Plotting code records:
○ ○ ○ ○ ○
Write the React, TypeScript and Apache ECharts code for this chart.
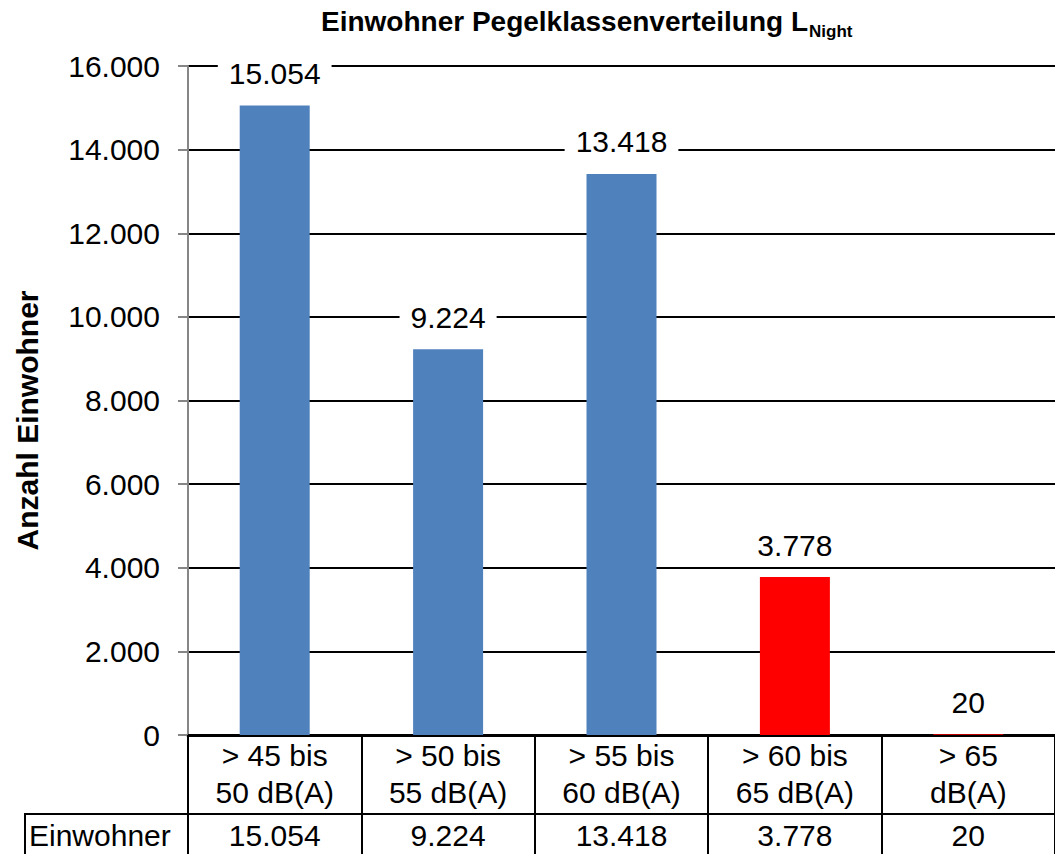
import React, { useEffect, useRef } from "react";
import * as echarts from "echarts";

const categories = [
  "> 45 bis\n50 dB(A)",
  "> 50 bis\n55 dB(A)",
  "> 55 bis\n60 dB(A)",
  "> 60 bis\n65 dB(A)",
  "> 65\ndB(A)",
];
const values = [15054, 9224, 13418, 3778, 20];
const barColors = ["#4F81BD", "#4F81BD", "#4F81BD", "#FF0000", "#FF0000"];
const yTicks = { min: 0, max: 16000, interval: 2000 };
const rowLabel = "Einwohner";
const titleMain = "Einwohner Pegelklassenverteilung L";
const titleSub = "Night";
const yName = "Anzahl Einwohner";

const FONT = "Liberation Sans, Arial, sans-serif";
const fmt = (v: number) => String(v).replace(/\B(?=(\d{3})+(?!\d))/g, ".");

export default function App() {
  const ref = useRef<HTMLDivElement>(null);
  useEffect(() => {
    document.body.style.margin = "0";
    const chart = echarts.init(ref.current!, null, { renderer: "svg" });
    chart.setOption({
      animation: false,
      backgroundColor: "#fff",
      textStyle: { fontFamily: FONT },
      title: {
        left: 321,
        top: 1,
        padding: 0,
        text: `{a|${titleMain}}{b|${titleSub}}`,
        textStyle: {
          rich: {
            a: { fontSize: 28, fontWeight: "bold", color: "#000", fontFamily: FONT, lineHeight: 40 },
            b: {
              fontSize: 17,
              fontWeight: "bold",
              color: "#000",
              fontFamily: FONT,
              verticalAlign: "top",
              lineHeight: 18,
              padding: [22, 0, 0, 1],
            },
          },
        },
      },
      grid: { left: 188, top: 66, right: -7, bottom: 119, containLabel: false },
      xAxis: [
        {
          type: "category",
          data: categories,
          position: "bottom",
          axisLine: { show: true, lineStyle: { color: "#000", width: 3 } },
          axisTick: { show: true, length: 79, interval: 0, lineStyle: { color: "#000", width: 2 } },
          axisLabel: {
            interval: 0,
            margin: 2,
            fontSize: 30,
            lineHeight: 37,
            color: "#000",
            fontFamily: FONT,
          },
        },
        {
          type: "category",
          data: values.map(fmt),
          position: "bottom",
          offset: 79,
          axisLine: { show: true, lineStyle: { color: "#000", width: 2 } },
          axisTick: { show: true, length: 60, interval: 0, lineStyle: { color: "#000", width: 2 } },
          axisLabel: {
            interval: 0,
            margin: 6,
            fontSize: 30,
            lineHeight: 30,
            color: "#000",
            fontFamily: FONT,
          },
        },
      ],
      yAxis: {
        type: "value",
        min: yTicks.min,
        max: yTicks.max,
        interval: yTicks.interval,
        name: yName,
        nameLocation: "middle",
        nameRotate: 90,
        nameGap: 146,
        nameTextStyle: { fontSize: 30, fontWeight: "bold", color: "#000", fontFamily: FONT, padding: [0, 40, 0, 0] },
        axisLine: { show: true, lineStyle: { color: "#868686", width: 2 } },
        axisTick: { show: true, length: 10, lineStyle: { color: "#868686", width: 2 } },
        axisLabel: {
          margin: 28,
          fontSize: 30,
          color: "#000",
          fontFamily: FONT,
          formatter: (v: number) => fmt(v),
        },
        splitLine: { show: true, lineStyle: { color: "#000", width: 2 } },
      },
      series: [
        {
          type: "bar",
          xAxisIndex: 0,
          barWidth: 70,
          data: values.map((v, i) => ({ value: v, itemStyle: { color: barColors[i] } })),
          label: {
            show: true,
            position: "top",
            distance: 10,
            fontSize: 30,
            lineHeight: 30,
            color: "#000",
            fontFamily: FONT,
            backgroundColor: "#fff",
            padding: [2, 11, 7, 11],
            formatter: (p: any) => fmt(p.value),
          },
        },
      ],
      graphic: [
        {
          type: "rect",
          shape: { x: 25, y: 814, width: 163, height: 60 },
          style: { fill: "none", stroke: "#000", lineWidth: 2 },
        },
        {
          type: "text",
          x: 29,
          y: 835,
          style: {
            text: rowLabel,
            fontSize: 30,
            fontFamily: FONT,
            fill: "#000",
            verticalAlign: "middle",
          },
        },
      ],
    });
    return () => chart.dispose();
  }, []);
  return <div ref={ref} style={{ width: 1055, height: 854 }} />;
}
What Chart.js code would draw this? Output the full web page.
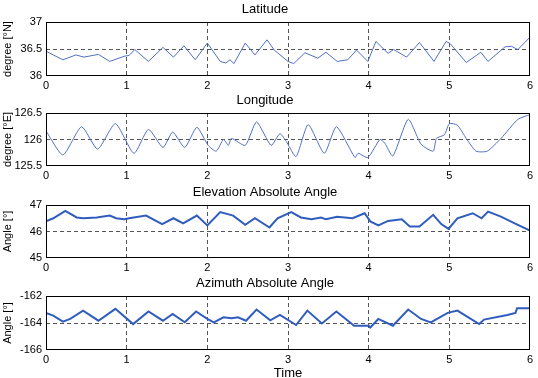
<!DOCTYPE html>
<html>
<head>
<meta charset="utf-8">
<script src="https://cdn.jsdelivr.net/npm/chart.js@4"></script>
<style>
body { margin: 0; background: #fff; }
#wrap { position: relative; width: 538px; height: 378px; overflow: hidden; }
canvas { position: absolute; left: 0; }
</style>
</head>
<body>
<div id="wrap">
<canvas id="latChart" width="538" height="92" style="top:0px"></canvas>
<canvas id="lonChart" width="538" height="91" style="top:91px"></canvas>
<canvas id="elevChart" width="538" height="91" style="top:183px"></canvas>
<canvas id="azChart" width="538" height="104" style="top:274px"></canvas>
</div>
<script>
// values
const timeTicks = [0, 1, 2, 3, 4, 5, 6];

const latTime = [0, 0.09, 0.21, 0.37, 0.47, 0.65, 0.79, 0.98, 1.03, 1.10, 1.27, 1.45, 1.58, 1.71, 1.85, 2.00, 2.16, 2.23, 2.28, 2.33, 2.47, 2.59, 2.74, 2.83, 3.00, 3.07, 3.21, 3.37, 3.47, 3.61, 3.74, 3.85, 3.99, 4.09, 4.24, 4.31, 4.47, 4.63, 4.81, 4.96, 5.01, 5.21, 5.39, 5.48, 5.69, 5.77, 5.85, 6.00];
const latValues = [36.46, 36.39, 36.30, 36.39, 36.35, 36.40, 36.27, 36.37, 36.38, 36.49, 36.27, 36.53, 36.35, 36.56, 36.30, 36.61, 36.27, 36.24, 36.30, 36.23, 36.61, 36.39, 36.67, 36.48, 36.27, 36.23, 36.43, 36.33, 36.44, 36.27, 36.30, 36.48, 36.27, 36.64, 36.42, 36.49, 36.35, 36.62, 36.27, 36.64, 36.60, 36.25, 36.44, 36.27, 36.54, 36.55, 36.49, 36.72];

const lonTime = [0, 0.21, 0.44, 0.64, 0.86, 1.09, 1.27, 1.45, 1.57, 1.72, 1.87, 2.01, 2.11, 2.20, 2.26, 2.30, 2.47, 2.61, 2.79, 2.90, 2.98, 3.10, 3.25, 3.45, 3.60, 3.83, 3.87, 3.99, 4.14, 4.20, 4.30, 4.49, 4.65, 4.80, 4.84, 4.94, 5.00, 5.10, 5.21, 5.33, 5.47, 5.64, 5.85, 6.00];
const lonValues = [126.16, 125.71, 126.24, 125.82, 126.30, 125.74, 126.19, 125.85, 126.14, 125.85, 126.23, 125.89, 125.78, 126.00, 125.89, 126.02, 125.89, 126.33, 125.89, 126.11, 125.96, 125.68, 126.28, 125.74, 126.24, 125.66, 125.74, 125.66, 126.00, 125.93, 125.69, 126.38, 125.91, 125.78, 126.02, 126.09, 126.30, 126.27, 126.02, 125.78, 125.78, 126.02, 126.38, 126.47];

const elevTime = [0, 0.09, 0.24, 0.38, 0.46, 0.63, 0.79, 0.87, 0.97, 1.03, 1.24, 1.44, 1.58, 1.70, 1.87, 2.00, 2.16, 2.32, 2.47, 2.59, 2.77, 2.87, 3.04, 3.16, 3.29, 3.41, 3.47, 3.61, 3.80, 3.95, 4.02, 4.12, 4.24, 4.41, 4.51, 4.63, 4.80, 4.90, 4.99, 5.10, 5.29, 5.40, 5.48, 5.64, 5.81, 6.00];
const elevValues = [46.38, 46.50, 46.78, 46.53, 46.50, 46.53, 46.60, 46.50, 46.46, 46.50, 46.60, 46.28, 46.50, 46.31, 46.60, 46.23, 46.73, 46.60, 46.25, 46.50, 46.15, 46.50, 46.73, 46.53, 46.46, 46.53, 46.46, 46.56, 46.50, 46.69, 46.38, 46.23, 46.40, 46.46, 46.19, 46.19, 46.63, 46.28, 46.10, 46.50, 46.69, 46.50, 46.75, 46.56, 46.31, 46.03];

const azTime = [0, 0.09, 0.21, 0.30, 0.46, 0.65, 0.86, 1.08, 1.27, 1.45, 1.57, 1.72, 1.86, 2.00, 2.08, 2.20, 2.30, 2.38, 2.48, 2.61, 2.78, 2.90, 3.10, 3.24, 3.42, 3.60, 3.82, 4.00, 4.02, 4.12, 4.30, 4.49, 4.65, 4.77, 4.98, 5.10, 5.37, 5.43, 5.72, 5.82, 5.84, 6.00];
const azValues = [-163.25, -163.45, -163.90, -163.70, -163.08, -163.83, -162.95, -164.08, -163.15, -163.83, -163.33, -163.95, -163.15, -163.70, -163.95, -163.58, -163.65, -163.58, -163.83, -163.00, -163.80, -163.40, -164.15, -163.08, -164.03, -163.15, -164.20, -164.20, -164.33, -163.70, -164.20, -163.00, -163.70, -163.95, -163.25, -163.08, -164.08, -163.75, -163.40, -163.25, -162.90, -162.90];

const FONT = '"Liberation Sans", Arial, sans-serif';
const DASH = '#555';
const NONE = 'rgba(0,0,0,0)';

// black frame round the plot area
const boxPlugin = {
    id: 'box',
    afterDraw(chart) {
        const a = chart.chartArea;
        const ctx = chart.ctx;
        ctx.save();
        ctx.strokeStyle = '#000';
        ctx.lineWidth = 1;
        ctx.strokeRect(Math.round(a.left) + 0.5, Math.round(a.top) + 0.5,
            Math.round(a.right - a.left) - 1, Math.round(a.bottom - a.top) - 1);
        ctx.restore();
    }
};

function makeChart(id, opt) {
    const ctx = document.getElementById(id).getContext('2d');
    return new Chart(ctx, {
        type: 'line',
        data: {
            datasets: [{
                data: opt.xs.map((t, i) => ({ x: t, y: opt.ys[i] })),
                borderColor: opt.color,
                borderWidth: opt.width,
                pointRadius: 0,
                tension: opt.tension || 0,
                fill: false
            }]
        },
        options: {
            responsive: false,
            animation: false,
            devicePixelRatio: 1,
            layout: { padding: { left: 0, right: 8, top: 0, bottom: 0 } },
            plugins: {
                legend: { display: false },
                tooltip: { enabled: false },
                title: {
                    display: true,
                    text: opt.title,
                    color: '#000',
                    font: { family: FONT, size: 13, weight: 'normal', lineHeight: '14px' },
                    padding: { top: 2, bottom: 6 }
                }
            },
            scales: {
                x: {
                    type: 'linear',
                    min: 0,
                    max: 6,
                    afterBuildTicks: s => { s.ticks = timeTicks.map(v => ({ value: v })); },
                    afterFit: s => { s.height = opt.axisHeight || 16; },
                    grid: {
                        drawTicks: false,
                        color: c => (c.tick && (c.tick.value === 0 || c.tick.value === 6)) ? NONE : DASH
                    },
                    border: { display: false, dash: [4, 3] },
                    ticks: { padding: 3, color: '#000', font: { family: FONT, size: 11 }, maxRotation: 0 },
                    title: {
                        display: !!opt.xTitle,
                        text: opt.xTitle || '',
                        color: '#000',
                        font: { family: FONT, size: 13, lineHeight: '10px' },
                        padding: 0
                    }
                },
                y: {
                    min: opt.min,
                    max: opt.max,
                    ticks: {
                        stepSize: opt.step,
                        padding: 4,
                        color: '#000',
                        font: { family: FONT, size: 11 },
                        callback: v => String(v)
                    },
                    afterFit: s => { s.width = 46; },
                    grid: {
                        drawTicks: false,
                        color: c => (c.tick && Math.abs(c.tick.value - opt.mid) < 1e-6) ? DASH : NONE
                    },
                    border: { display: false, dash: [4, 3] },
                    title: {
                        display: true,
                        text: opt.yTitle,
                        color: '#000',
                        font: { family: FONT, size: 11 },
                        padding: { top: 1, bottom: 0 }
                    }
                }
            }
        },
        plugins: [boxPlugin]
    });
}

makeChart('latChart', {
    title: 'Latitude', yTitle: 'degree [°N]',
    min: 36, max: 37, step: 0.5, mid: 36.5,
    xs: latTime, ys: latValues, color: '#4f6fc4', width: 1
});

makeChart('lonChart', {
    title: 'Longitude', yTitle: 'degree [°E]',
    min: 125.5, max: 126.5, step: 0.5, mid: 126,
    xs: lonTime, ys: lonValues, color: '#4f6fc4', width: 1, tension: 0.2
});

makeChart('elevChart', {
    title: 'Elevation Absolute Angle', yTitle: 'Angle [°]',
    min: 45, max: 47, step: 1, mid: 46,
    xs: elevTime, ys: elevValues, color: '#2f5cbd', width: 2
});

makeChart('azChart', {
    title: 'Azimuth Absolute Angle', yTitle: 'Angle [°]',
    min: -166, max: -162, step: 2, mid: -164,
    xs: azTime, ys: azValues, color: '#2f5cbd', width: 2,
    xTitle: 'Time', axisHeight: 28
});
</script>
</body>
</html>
○ ○ ○ ○ ○
### Aim
Copy out every line that includes the word "React".

### Result of this task
Write the React, TypeScript and Apache ECharts code for this chart.
import React, { useEffect, useRef } from "react";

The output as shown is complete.